AIM ::
Pictures in the records should not be copied, but every other part must be repeated exactly.

DATA ::
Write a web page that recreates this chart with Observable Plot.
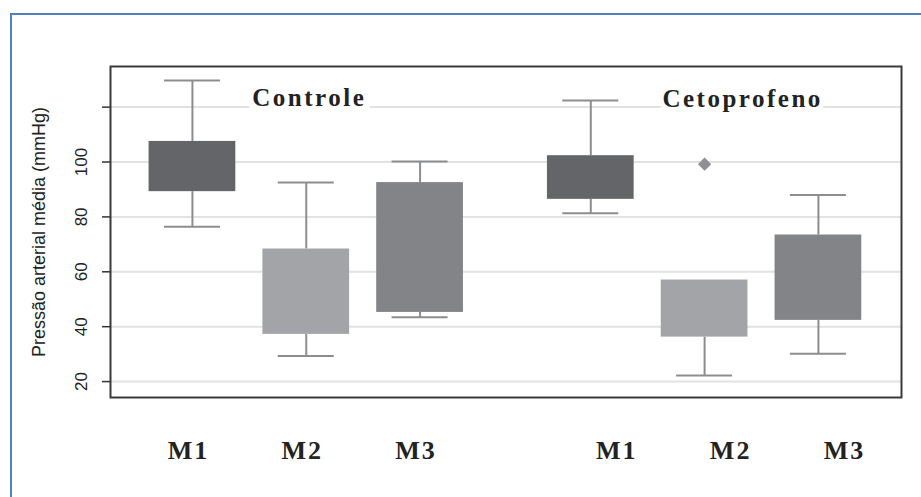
<!DOCTYPE html>
<html><head><meta charset="utf-8">
<script src="https://cdn.jsdelivr.net/npm/d3@7"></script>
<script src="https://cdn.jsdelivr.net/npm/@observablehq/plot@0.6"></script>
<style>
html,body{margin:0;padding:0;background:#fff;}
#wrap{position:relative;width:921px;height:497px;overflow:hidden;background:#fff;}
#border{position:absolute;left:10px;top:13px;width:960px;height:540px;border-left:2px solid #4f81bd;border-top:2px solid #4f81bd;}
#chart{position:absolute;left:0;top:0;}
#chart svg g[font-size="25"] text{letter-spacing:2.5px;}
#chart svg g[font-size="26"] text{letter-spacing:2px;}
</style></head><body>
<div id="wrap"><div id="border"></div><div id="chart"></div></div>
<script>
const groups = ["Controle", "Cetoprofeno"];
const moments = ["M1", "M2", "M3"];
// per group (Controle M1..M3, Cetoprofeno M1..M3)
const whiskerLow  = [76.4, 29.3, 43.4, 81.3, 22.2, 30.1];
const q1          = [89.2, 37.2, 45.2, 86.4, 36.2, 42.3];
const q3          = [107.5, 68.3, 92.5, 102.3, 57.0, 73.4];
const whiskerHigh = [129.7, 92.5, 100.2, 122.4, 57.0, 88.0];
const outlierGroup = ["Cetoprofeno"];
const outlierMoment = ["M2"];
const outlierValue = [99.2];
const yTicks = [20, 40, 60, 80, 100, 120];
const yLabel = "Pressão arterial média (mmHg)";

const posOf = (g, m) => groups.indexOf(g) * 3.5 + moments.indexOf(m) + 1;
const rows = [];
groups.forEach((g, gi) => moments.forEach((m, mi) => {
  const i = gi * 3 + mi;
  rows.push({group: g, moment: m, pos: posOf(g, m), low: whiskerLow[i], q1: q1[i], q3: q3[i], high: whiskerHigh[i]});
}));
const outliers = outlierValue.map((v, i) => ({group: outlierGroup[i], moment: outlierMoment[i], pos: posOf(outlierGroup[i], outlierMoment[i]), value: v}));
const titles = groups.map(g => ({group: g, pos: posOf(g, "M2")}));

const half = 0.381, cap = 0.246;
const sans = "'Liberation Sans', Arial, sans-serif";
const serif = "'Liberation Serif', 'Times New Roman', serif";
const whiskerColor = "#8c8d90";

const plot = Plot.plot({
  width: 921,
  height: 497,
  marginLeft: 110,
  marginRight: 20,
  marginTop: 66,
  marginBottom: 100,
  x: {type: "linear", domain: [0.28, 7.23], axis: null},
  y: {domain: [14.2, 134.8], axis: null},
  color: {domain: moments, range: ["#646568", "#a3a4a7", "#838488"]},
  marks: [
    Plot.gridY(yTicks, {stroke: "#e2e2e2", strokeOpacity: 1, strokeWidth: 2}),
    Plot.text(titles.filter(d => d.group === "Controle"), {x: "pos", text: "group", frameAnchor: "top", lineAnchor: "middle", dy: 31, dx: 3, fontSize: 25, fontWeight: "bold", fontFamily: serif, fill: "#222", stroke: "white", strokeWidth: 14}),
    Plot.text(titles.filter(d => d.group === "Cetoprofeno"), {x: "pos", text: "group", frameAnchor: "top", lineAnchor: "middle", dy: 32, dx: 38, fontSize: 25, fontWeight: "bold", fontFamily: serif, fill: "#222", stroke: "white", strokeWidth: 10}),
    Plot.ruleX(rows, {x: "pos", y1: "low", y2: "q1", stroke: whiskerColor, strokeWidth: 2}),
    Plot.ruleX(rows, {x: "pos", y1: "q3", y2: "high", stroke: whiskerColor, strokeWidth: 2}),
    Plot.ruleY(rows, {y: "low", x1: d => d.pos - cap, x2: d => d.pos + cap, stroke: whiskerColor, strokeWidth: 2}),
    Plot.ruleY(rows.filter(d => d.high > d.q3), {y: "high", x1: d => d.pos - cap, x2: d => d.pos + cap, stroke: whiskerColor, strokeWidth: 2}),
    Plot.rect(rows, {x1: d => d.pos - half, x2: d => d.pos + half, y1: "q1", y2: "q3", fill: "moment"}),
    Plot.dot(outliers, {x: "pos", y: "value", symbol: "diamond2", r: 6, fill: "#8e8f93", stroke: "none"}),
    Plot.frame({stroke: "#3a3a3a", strokeWidth: 2}),
    Plot.axisY(yTicks, {anchor: "left", tickFormat: d => d <= 100 ? String(d) : "", tickSize: 8, tickPadding: 16, tickRotate: -90, fontSize: 17, fontFamily: sans, stroke: "#333", strokeWidth: 1.5, fill: "#222", label: null}),
    Plot.text([yLabel], {text: d => d, frameAnchor: "left", textAnchor: "middle", lineAnchor: "middle", dx: -71, rotate: -90, fontSize: 18, fontFamily: sans, fill: "#222"}),
    Plot.text(rows.filter(d => d.group === "Controle"), {x: "pos", text: "moment", frameAnchor: "bottom", lineAnchor: "middle", dy: 53, dx: -4, fontSize: 26, fontWeight: "bold", fontFamily: serif, fill: "#222"}),
    Plot.text(rows.filter(d => d.group === "Cetoprofeno"), {x: "pos", text: "moment", frameAnchor: "bottom", lineAnchor: "middle", dy: 53, dx: 26, fontSize: 26, fontWeight: "bold", fontFamily: serif, fill: "#222"})
  ]
});
document.getElementById("chart").appendChild(plot);
</script>
</body></html>
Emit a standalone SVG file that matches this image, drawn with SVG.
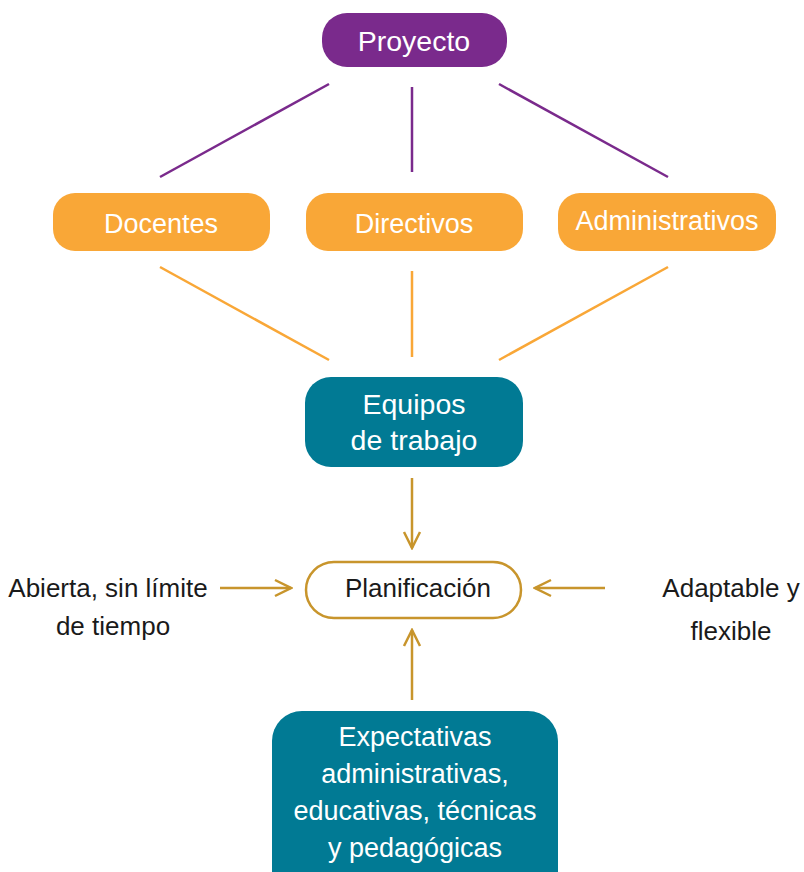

EXPECTED ANSWER ::
Write a web page that recreates this chart with Observable Plot.
<!DOCTYPE html>
<html><head><meta charset="utf-8">
<script src="https://cdn.jsdelivr.net/npm/d3@7"></script>
<script src="https://cdn.jsdelivr.net/npm/@observablehq/plot@0.6"></script>
<style>
html,body{margin:0;padding:0;background:#fff;}
#wrap{position:relative;width:921px;height:497px;overflow:hidden;background:#fff;}
#border{position:absolute;left:10px;top:13px;width:960px;height:540px;border-left:2px solid #4f81bd;border-top:2px solid #4f81bd;}
#chart{position:absolute;left:0;top:0;}
#chart svg g[font-size="25"] text{letter-spacing:2.5px;}
#chart svg g[font-size="26"] text{letter-spacing:2px;}
</style></head><body>
<div id="wrap"><div id="border"></div><div id="chart"></div></div>
<script>
const groups = ["Controle", "Cetoprofeno"];
const moments = ["M1", "M2", "M3"];
// per group (Controle M1..M3, Cetoprofeno M1..M3)
const whiskerLow  = [76.4, 29.3, 43.4, 81.3, 22.2, 30.1];
const q1          = [89.2, 37.2, 45.2, 86.4, 36.2, 42.3];
const q3          = [107.5, 68.3, 92.5, 102.3, 57.0, 73.4];
const whiskerHigh = [129.7, 92.5, 100.2, 122.4, 57.0, 88.0];
const outlierGroup = ["Cetoprofeno"];
const outlierMoment = ["M2"];
const outlierValue = [99.2];
const yTicks = [20, 40, 60, 80, 100, 120];
const yLabel = "Pressão arterial média (mmHg)";

const posOf = (g, m) => groups.indexOf(g) * 3.5 + moments.indexOf(m) + 1;
const rows = [];
groups.forEach((g, gi) => moments.forEach((m, mi) => {
  const i = gi * 3 + mi;
  rows.push({group: g, moment: m, pos: posOf(g, m), low: whiskerLow[i], q1: q1[i], q3: q3[i], high: whiskerHigh[i]});
}));
const outliers = outlierValue.map((v, i) => ({group: outlierGroup[i], moment: outlierMoment[i], pos: posOf(outlierGroup[i], outlierMoment[i]), value: v}));
const titles = groups.map(g => ({group: g, pos: posOf(g, "M2")}));

const half = 0.381, cap = 0.246;
const sans = "'Liberation Sans', Arial, sans-serif";
const serif = "'Liberation Serif', 'Times New Roman', serif";
const whiskerColor = "#8c8d90";

const plot = Plot.plot({
  width: 921,
  height: 497,
  marginLeft: 110,
  marginRight: 20,
  marginTop: 66,
  marginBottom: 100,
  x: {type: "linear", domain: [0.28, 7.23], axis: null},
  y: {domain: [14.2, 134.8], axis: null},
  color: {domain: moments, range: ["#646568", "#a3a4a7", "#838488"]},
  marks: [
    Plot.gridY(yTicks, {stroke: "#e2e2e2", strokeOpacity: 1, strokeWidth: 2}),
    Plot.text(titles.filter(d => d.group === "Controle"), {x: "pos", text: "group", frameAnchor: "top", lineAnchor: "middle", dy: 31, dx: 3, fontSize: 25, fontWeight: "bold", fontFamily: serif, fill: "#222", stroke: "white", strokeWidth: 14}),
    Plot.text(titles.filter(d => d.group === "Cetoprofeno"), {x: "pos", text: "group", frameAnchor: "top", lineAnchor: "middle", dy: 32, dx: 38, fontSize: 25, fontWeight: "bold", fontFamily: serif, fill: "#222", stroke: "white", strokeWidth: 10}),
    Plot.ruleX(rows, {x: "pos", y1: "low", y2: "q1", stroke: whiskerColor, strokeWidth: 2}),
    Plot.ruleX(rows, {x: "pos", y1: "q3", y2: "high", stroke: whiskerColor, strokeWidth: 2}),
    Plot.ruleY(rows, {y: "low", x1: d => d.pos - cap, x2: d => d.pos + cap, stroke: whiskerColor, strokeWidth: 2}),
    Plot.ruleY(rows.filter(d => d.high > d.q3), {y: "high", x1: d => d.pos - cap, x2: d => d.pos + cap, stroke: whiskerColor, strokeWidth: 2}),
    Plot.rect(rows, {x1: d => d.pos - half, x2: d => d.pos + half, y1: "q1", y2: "q3", fill: "moment"}),
    Plot.dot(outliers, {x: "pos", y: "value", symbol: "diamond2", r: 6, fill: "#8e8f93", stroke: "none"}),
    Plot.frame({stroke: "#3a3a3a", strokeWidth: 2}),
    Plot.axisY(yTicks, {anchor: "left", tickFormat: d => d <= 100 ? String(d) : "", tickSize: 8, tickPadding: 16, tickRotate: -90, fontSize: 17, fontFamily: sans, stroke: "#333", strokeWidth: 1.5, fill: "#222", label: null}),
    Plot.text([yLabel], {text: d => d, frameAnchor: "left", textAnchor: "middle", lineAnchor: "middle", dx: -71, rotate: -90, fontSize: 18, fontFamily: sans, fill: "#222"}),
    Plot.text(rows.filter(d => d.group === "Controle"), {x: "pos", text: "moment", frameAnchor: "bottom", lineAnchor: "middle", dy: 53, dx: -4, fontSize: 26, fontWeight: "bold", fontFamily: serif, fill: "#222"}),
    Plot.text(rows.filter(d => d.group === "Cetoprofeno"), {x: "pos", text: "moment", frameAnchor: "bottom", lineAnchor: "middle", dy: 53, dx: 26, fontSize: 26, fontWeight: "bold", fontFamily: serif, fill: "#222"})
  ]
});
document.getElementById("chart").appendChild(plot);
</script>
</body></html>
Emit a standalone SVG file that matches this image, drawn with SVG.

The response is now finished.